What you need to do | Only the number is wanted: how many lines of these entries contain the word "this"?

Dataset excerpt |
========================================
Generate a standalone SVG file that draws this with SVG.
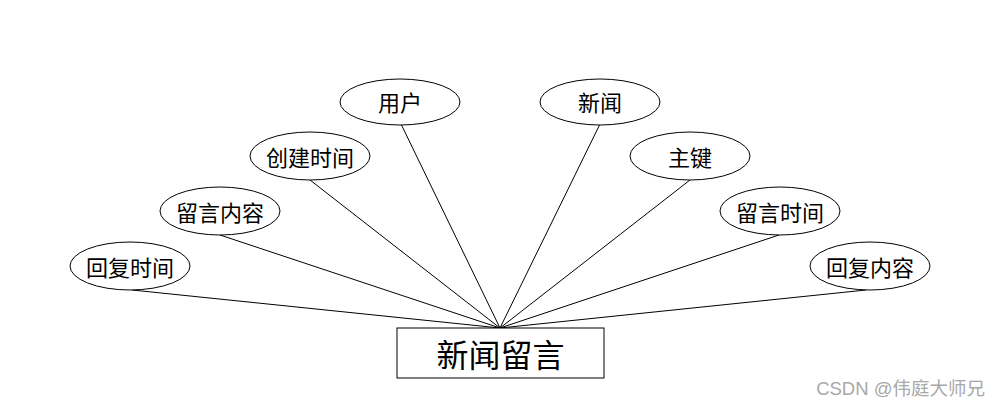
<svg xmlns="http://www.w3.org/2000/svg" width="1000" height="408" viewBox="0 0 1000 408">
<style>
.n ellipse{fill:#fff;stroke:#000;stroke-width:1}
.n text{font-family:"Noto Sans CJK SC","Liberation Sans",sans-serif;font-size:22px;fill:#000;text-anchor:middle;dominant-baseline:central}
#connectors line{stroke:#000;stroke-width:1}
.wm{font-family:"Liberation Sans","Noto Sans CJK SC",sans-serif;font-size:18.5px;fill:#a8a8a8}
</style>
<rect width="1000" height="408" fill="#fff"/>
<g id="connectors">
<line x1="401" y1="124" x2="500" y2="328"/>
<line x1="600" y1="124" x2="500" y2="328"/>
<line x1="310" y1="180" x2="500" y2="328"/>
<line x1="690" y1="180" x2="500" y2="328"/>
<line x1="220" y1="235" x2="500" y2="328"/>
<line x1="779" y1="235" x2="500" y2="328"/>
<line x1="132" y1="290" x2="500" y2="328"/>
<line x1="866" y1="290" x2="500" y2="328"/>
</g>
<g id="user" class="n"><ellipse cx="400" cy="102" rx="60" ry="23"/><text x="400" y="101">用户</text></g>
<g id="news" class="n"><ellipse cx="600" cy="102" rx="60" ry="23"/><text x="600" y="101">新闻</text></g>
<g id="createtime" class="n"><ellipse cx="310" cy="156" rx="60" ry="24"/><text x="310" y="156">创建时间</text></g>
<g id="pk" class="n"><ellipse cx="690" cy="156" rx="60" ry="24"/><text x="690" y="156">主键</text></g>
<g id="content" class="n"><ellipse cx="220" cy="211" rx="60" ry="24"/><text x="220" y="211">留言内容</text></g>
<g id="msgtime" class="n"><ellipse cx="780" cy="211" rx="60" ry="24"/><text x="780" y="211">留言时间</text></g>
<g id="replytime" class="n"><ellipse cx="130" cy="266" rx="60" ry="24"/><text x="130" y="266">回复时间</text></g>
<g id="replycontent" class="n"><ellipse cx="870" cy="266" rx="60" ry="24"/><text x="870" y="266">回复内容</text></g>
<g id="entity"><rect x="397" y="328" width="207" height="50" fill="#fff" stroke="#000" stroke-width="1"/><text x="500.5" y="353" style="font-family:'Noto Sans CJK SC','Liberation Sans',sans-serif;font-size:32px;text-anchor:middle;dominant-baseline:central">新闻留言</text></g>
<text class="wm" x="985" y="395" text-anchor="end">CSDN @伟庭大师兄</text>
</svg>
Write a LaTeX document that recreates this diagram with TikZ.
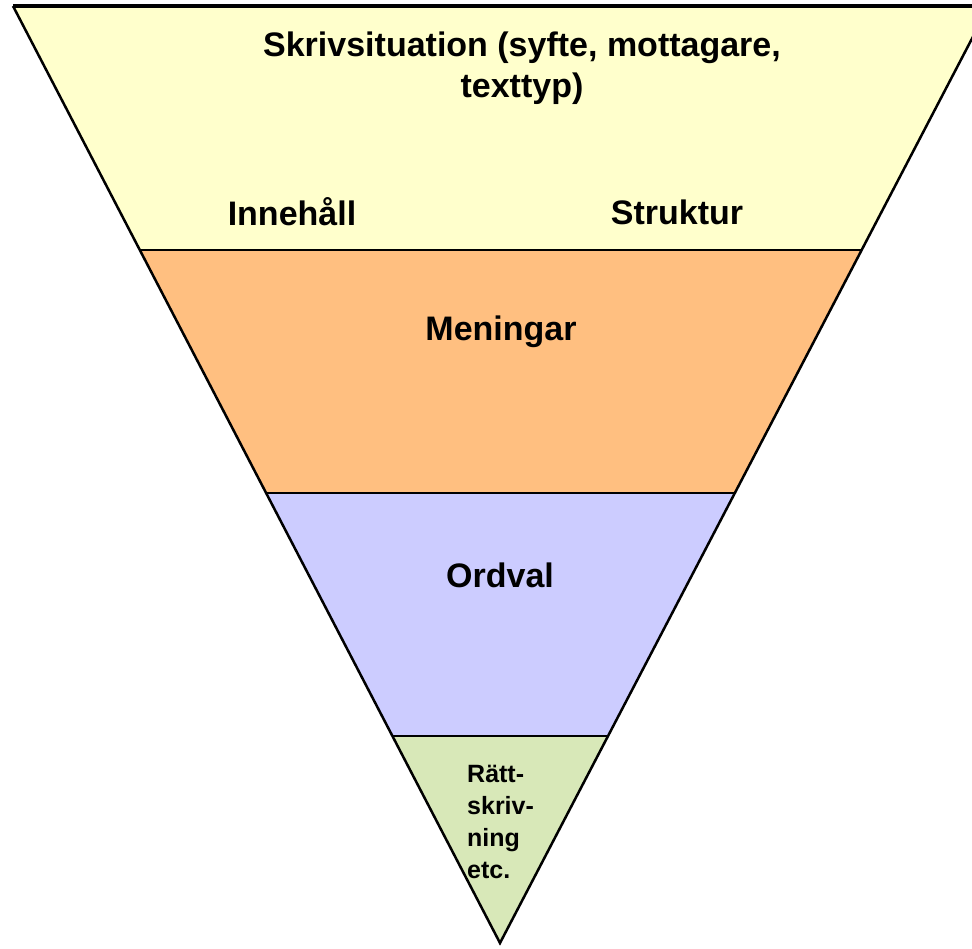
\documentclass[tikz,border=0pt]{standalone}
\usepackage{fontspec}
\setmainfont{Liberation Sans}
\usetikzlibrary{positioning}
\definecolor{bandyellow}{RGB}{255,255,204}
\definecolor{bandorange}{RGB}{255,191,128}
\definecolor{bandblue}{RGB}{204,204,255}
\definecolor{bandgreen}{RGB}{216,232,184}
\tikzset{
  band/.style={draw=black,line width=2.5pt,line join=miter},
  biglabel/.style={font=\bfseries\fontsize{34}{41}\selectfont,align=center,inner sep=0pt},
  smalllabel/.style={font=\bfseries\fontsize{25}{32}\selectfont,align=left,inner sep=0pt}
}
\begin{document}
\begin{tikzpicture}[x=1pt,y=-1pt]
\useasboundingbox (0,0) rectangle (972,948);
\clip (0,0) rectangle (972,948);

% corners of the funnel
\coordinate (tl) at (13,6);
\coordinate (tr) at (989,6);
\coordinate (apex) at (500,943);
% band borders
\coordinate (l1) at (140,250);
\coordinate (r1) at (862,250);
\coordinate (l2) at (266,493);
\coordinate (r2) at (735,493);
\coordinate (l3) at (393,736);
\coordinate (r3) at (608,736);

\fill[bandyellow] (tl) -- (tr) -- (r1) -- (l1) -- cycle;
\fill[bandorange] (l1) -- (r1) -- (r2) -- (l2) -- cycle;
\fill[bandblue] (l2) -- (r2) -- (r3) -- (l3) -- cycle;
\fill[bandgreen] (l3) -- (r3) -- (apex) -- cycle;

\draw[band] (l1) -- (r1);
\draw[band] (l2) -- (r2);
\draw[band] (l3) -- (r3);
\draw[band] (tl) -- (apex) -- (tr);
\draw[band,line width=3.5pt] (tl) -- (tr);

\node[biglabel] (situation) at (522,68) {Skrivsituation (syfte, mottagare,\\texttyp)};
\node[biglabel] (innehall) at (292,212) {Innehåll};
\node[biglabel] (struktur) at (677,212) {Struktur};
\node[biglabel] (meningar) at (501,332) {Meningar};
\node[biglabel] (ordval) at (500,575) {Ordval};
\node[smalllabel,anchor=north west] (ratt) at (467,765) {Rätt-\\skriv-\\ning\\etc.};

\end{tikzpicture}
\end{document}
========================================
Full output | 2